Melihat kenyataan yang bertolak belakang dengan janji dan isi propaganda Jepang tersebut, maka tidaklah mengherankan apabila masyarakat menyebut masa pendudukan Jepang sebagai zaman merosot, berlawanan dengan masa kolonial Belanda yang disebutnya sebagai zaman normal. Tindakan sewenang-wenang yang diperlihatkan tentara Jepang secara perlahan-lahan mengikis kekaguman serta rasa hormat rakyat Indonesia kepada mereka dan mengubahnya menjadi dendam kesumat. Akan tetapi, pada mulanya perasaan tersebut kebanyakan dipendam karena ketakutan terhadap polisi militer Jepang. (Din Osman)

PENINDASAN DAN PERLAWANAN
* PENINDASAN
Alat utama Jepang untuk menjaga keamanan dan ketertiban di daerah yang dikuasainya adalah polisi militer yang disebut Kempeitai di wilayah kekuasaan Angkatan darat dan Tokkeitai di daerah yang berada di bawah pemerintahan Angkatan Laut. Sebenarnya, tanggung jawab terbesar dari polisi militer ini berkaitan pada pemeliharaan disiplin tentara, di mana mereka mendapatkan kewenangan dan kekuasaan yang amat besar.
Di daerah pendudukan, badan-badan polisi militer ini mendapatkan kewenangan untuk mengusut dan melacak serta menghancurkan semua kelompok maupun perorangan yang menentang atau menolak kekuasaan Jepang. Oleh karena itu mereka memiliki kekuasaan dan kewenangan yang hampir tidak terbatas untuk mengambil tindakan. Mereka pun menjadi alat penindas dari tentara pendudukan Jepang terhadap penduduk setempat. Polisi militer Jepang amat ditakuti karena terkenal sangat kejam dan sadis dalam memperlakukan tahanannya. Siapa saja yang menjadi tahanan Kempetai atau Tokkeitai, kecil kemungkinan bisa keluar selamat dalam keadaan utuh.

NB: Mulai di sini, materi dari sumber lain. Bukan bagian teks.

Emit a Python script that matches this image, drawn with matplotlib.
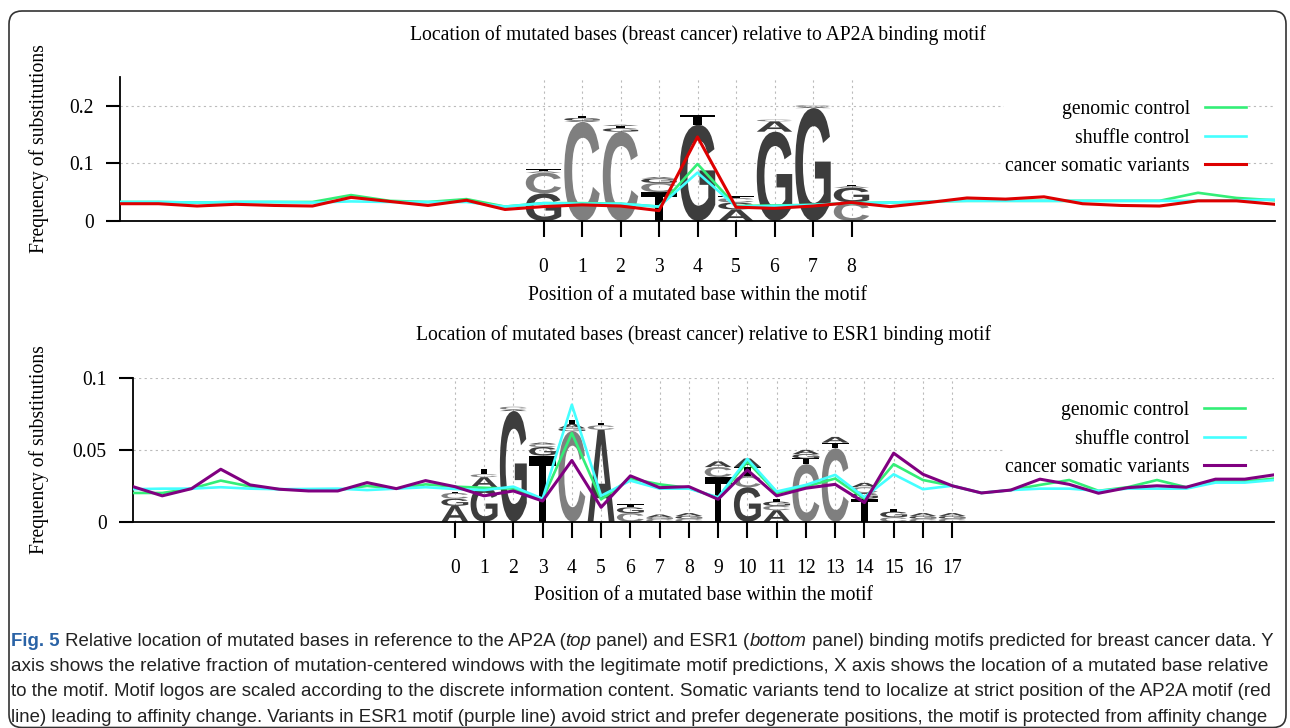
import matplotlib
matplotlib.use("Agg")
import matplotlib.pyplot as plt
import matplotlib.transforms as mtransforms
from matplotlib.textpath import TextPath
from matplotlib.patches import PathPatch, FancyBboxPatch
from matplotlib.font_manager import FontProperties

plt.rcParams['font.family'] = ['Liberation Serif', 'DejaVu Serif']

# ---- data: AP2A panel (positions -11 .. 19) ----
ap2a_pos = list(range(-11, 20))
ap2a_genomic = [0.033, 0.033, 0.032, 0.033, 0.033, 0.033, 0.045, 0.035, 0.033, 0.038, 0.025,
                0.031, 0.031, 0.030, 0.025, 0.099, 0.026, 0.027, 0.028, 0.031, 0.032, 0.034,
                0.035, 0.035, 0.035, 0.035, 0.035, 0.035, 0.049, 0.040, 0.036]
ap2a_shuffle = [0.033, 0.033, 0.032, 0.033, 0.033, 0.032, 0.034, 0.033, 0.033, 0.033, 0.025,
                0.031, 0.030, 0.030, 0.025, 0.084, 0.025, 0.026, 0.028, 0.031, 0.032, 0.034,
                0.035, 0.035, 0.035, 0.035, 0.035, 0.035, 0.035, 0.036, 0.037]
ap2a_cancer = [0.030, 0.030, 0.026, 0.029, 0.027, 0.026, 0.041, 0.034, 0.027, 0.036, 0.020,
               0.025, 0.028, 0.026, 0.018, 0.146, 0.024, 0.022, 0.026, 0.032, 0.025, 0.032,
               0.040, 0.038, 0.042, 0.030, 0.027, 0.026, 0.035, 0.035, 0.029]
ap2a_logo = [
    [('G', 0.048), ('C', 0.036), ('A', 0.002), ('T', 0.004)],
    [('C', 0.172), ('A', 0.002), ('G', 0.005), ('T', 0.004)],
    [('C', 0.155), ('G', 0.006), ('T', 0.004), ('A', 0.002)],
    [('T', 0.050), ('C', 0.016), ('G', 0.008), ('A', 0.002)],
    [('G', 0.167), ('T', 0.017)],
    [('A', 0.020), ('G', 0.012), ('C', 0.008), ('T', 0.003)],
    [('G', 0.155), ('A', 0.018), ('C', 0.003)],
    [('G', 0.196), ('A', 0.002), ('C', 0.003)],
    [('C', 0.032), ('G', 0.026), ('A', 0.002), ('T', 0.003)],
]

# ---- data: ESR1 panel (positions -11 .. 28) ----
esr1_pos = list(range(-11, 29))
esr1_genomic = [0.020, 0.020, 0.023, 0.0286, 0.0245, 0.0226, 0.022, 0.022, 0.0249, 0.023,
                0.026, 0.0244, 0.0236, 0.023, 0.0155, 0.0616, 0.0155, 0.030, 0.026, 0.0235,
                0.0165, 0.0419, 0.020, 0.0245, 0.030, 0.016, 0.040, 0.029, 0.025, 0.020,
                0.022, 0.0256, 0.029, 0.0215, 0.024, 0.029, 0.024, 0.028, 0.028, 0.030]
esr1_shuffle = [0.0226, 0.023, 0.023, 0.024, 0.023, 0.0226, 0.0228, 0.023, 0.022, 0.023,
                0.024, 0.0228, 0.022, 0.0244, 0.016, 0.0814, 0.018, 0.0286, 0.023, 0.023,
                0.017, 0.0437, 0.021, 0.0256, 0.0326, 0.017, 0.033, 0.0226, 0.025, 0.020,
                0.022, 0.023, 0.023, 0.0215, 0.023, 0.023, 0.023, 0.0272, 0.0272, 0.029]
esr1_cancer = [0.0244, 0.018, 0.023, 0.0365, 0.0256, 0.0226, 0.0214, 0.0214, 0.0272, 0.023,
               0.0286, 0.0244, 0.018, 0.0214, 0.0144, 0.0426, 0.010, 0.0319, 0.0237, 0.0244,
               0.0156, 0.036, 0.018, 0.0233, 0.026, 0.0133, 0.0477, 0.033, 0.025, 0.020,
               0.022, 0.0296, 0.026, 0.0198, 0.0237, 0.025, 0.024, 0.0296, 0.0296, 0.0326]
esr1_logo = [
    [('A', 0.011), ('G', 0.005), ('C', 0.004), ('T', 0.001)],
    [('G', 0.024), ('A', 0.007), ('C', 0.002), ('T', 0.004)],
    [('G', 0.077), ('A', 0.001), ('C', 0.002)],
    [('T', 0.046), ('G', 0.006), ('C', 0.002), ('A', 0.001)],
    [('C', 0.063), ('G', 0.002), ('A', 0.003), ('T', 0.003)],
    [('A', 0.064), ('C', 0.003), ('T', 0.002)],
    [('C', 0.006), ('G', 0.004), ('T', 0.002)],
    [('C', 0.002), ('G', 0.001), ('A', 0.002)],
    [('C', 0.002), ('G', 0.002), ('A', 0.002)],
    [('T', 0.031), ('C', 0.007), ('A', 0.004)],
    [('G', 0.024), ('C', 0.008), ('T', 0.006), ('A', 0.006)],
    [('A', 0.008), ('C', 0.003), ('G', 0.003), ('T', 0.002)],
    [('C', 0.040), ('T', 0.004), ('G', 0.003), ('A', 0.003)],
    [('C', 0.051), ('T', 0.004), ('A', 0.004)],
    [('T', 0.016), ('G', 0.004), ('C', 0.004), ('A', 0.003)],
    [('C', 0.003), ('G', 0.004), ('T', 0.002)],
    [('C', 0.002), ('G', 0.002), ('A', 0.002)],
    [('C', 0.002), ('G', 0.002), ('A', 0.002)],
]

legend_labels = ['genomic control', 'shuffle control', 'cancer somatic variants']
titles = ['Location of mutated bases (breast cancer) relative to AP2A binding motif',
          'Location of mutated bases (breast cancer) relative to ESR1 binding motif']
xlabel = 'Position of a mutated base within the motif'
ylabel = 'Frequency of substitutions'

caption_lines = [
    [("Fig. 5", 'fig'), (" Relative location of mutated bases in reference to the AP2A (", 'n'),
     ("top", 'i'), (" panel) and ESR1 (", 'n'), ("bottom", 'i'),
     (" panel) binding motifs predicted for breast cancer data. Y", 'n')],
    [("axis shows the relative fraction of mutation-centered windows with the legitimate motif "
      "predictions, X axis shows the location of a mutated base relative", 'n')],
    [("to the motif. Motif logos are scaled according to the discrete information content. "
      "Somatic variants tend to localize at strict position of the AP2A motif (red", 'n')],
    [("line) leading to affinity change. Variants in ESR1 motif (purple line) avoid strict and "
      "prefer degenerate positions, the motif is protected from affinity change", 'n')],
]

LETTER_COLORS = {'A': '#3d3d3d', 'C': '#7f7f7f', 'G': '#3d3d3d', 'T': '#000000'}
LOGO_FONT = FontProperties(family=['Liberation Sans', 'DejaVu Sans'], weight='bold')
FS = 14.1

W, H = 1290, 728
fig = plt.figure(figsize=(W / 100, H / 100), dpi=100)


def px_axes(x0, y0, x1, y1):
    return fig.add_axes([x0 / W, 1 - y1 / H, (x1 - x0) / W, (y1 - y0) / H])


def draw_letter(ax, letter, x, y, h, width):
    tp = TextPath((0, 0), letter, size=1, prop=LOGO_FONT)
    bb = tp.get_extents()
    tr = (mtransforms.Affine2D().translate(-bb.x0, -bb.y0)
          .scale(width / bb.width, h / bb.height).translate(x - width / 2, y))
    ax.add_patch(PathPatch(tr.transform_path(tp), fc=LETTER_COLORS[letter],
                           ec='none', zorder=2))


def draw_logo(ax, logo, width):
    for i, stack in enumerate(logo):
        base = 0
        for letter, h in stack:
            draw_letter(ax, letter, i, base, h, width)
            base += h


def panel(ax, pos, series, colors, logo, ymax, yticks, ytlabels, width):
    draw_logo(ax, logo, width)
    lws = [1.9, 1.9, 2.2]
    for vals, c, lw, lab in zip(series, colors, lws, legend_labels):
        ax.plot(pos, vals, color=c, lw=lw, label=lab, zorder=3)
    ax.set_xlim(pos[0], pos[-1])
    ax.set_ylim(0, ymax)
    ax.set_xticks(range(len(logo)))
    ax.set_yticks(yticks)
    ax.set_yticklabels(ytlabels)
    ax.tick_params(axis='x', direction='out', length=11.5, width=1.5, pad=15, labelsize=FS)
    ax.tick_params(axis='y', direction='out', length=10, width=1.5, pad=9, labelsize=FS)
    for s in ['top', 'right']:
        ax.spines[s].set_visible(False)
    for s in ['left', 'bottom']:
        ax.spines[s].set_linewidth(1.3)
    ax.set_axisbelow(True)
    ax.grid(True, color='#bbbbbb', lw=0.8, ls=(0, (2, 3)))
    leg = ax.legend(loc='upper right', bbox_to_anchor=(0.985, 0.92), markerfirst=False,
                    frameon=True, framealpha=1, edgecolor='none', fontsize=FS,
                    handlelength=2.1, handletextpad=0.75, labelspacing=0.48,
                    borderpad=0.1)
    # legend box hides the grid but the data lines stay on top
    leg.set_zorder(2.5)


ax1 = px_axes(120, 77, 1275, 221)
panel(ax1, ap2a_pos, [ap2a_genomic, ap2a_shuffle, ap2a_cancer],
      ['#33ee77', '#44ffff', '#dd0000'], ap2a_logo, 0.25,
      [0, 0.1, 0.2], ['0', '0.1', '0.2'], 0.92)

ax2 = px_axes(133, 378, 1274, 521.7)
panel(ax2, esr1_pos, [esr1_genomic, esr1_shuffle, esr1_cancer],
      ['#33ee77', '#44ffff', '#800080'], esr1_logo, 0.1,
      [0, 0.05, 0.1], ['0', '0.05', '0.1'], 0.92)

for ax, title, ty, xy, ycen in [(ax1, titles[0], 35, 295, 149), (ax2, titles[1], 335, 596, 450)]:
    bb = ax.get_position()
    xc = (bb.x0 + bb.x1) / 2
    fig.text(xc, 1 - ty / H, title, ha='center', va='center', fontsize=FS)
    fig.text(xc, 1 - xy / H, xlabel, ha='center', va='center', fontsize=FS)
    fig.text(39 / W, 1 - ycen / H, ylabel, ha='center', va='center',
             rotation=90, fontsize=FS)

# caption: each line sized to span the box width
cap_family = ['Liberation Sans', 'DejaVu Sans']
styles = {
    'fig': dict(family=cap_family, weight='bold', color='#2a63a6'),
    'n': dict(family=cap_family, color='#222222'),
    'i': dict(family=cap_family, style='italic', color='#222222'),
}
renderer = fig.canvas.get_renderer()


def put_line(line, y, size):
    x = 11
    items = []
    for txt, st in line:
        t = fig.text(x / W, 1 - y / H, txt, ha='left', va='center', fontsize=size, **styles[st])
        items.append(t)
        x = t.get_window_extent(renderer=renderer).x1
    return items, x


right_edges = [1282, 1281, 1280, 1278]
for k, line in enumerate(caption_lines):
    y = 641 + k * 25.5
    items, x_end = put_line(line, y, 14)
    for t in items:
        t.remove()
    put_line(line, y, 14 * (right_edges[k] - 11) / (x_end - 11))

fig.patches.append(FancyBboxPatch((0.09, 0.005), 12.77, 7.165,
                                  boxstyle='round,pad=0,rounding_size=0.13',
                                  transform=fig.dpi_scale_trans, fc='none',
                                  ec='#333333', lw=1.2))

fig.savefig('out.png', dpi=100)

Terungkap dalam sebuah pengadilan militer Belanda di Pontianak yang diadakan dalam 1946 terhadap para pejabat Kempeitai Pontianak berbagai cara penyiksaan biadab yang dilakukan mereka terhadap para tawanan. Para algojo tersebut melakukan penyiksaan dengan berbagai perangkat, seperti tinju, pentungan karet, besi batangan, tongkat kayu, pedang bersarung, kabel listrik yang dipilinkan, dan cambuk. Teknik penyiksaan yang digunakan pun beraneka ragam. Beberapa tawanan dibanting dengan teknik judo, sementara yang lainnya disudut dengan rokok yang menyala. Salah satu cara penyiksaan favorit mereka adalah mencabut kuku korbannya.

Bentuk interogasi lainnya yang disukai adalah dengan apa yang disebut Kempeitai sebagai terapi air. Dalam hal ini, tawanan dipaksa membuka mulutnya lebar-lebar sehingga penyiksanya dapat mencurahkan air ke dalam mulutnya dengan menggunakan selang yang dihubungkan pada kran air leding atau memakai corong air ember. Petugas yang melakukan interogasi kemudian menginjak-injak perut tawanan malang itu. Setelah itu, mereka menyeterum bagian tubuh yang peka setelah menyiram si tawanan dengan air. Nasib tawanan wanita lebih buruk lagi. Banyak di antaranya yang diperkosa. Seringkali perkosaan dilakukan berulang kali oleh banyak petugas sehingga beberapa di antara tawanan tersebut tertular penyakit kelamin.

Tertulis pula sebuah peristiwa yang diceritakan oleh seorang prajurit Jepang, sebagai berikut.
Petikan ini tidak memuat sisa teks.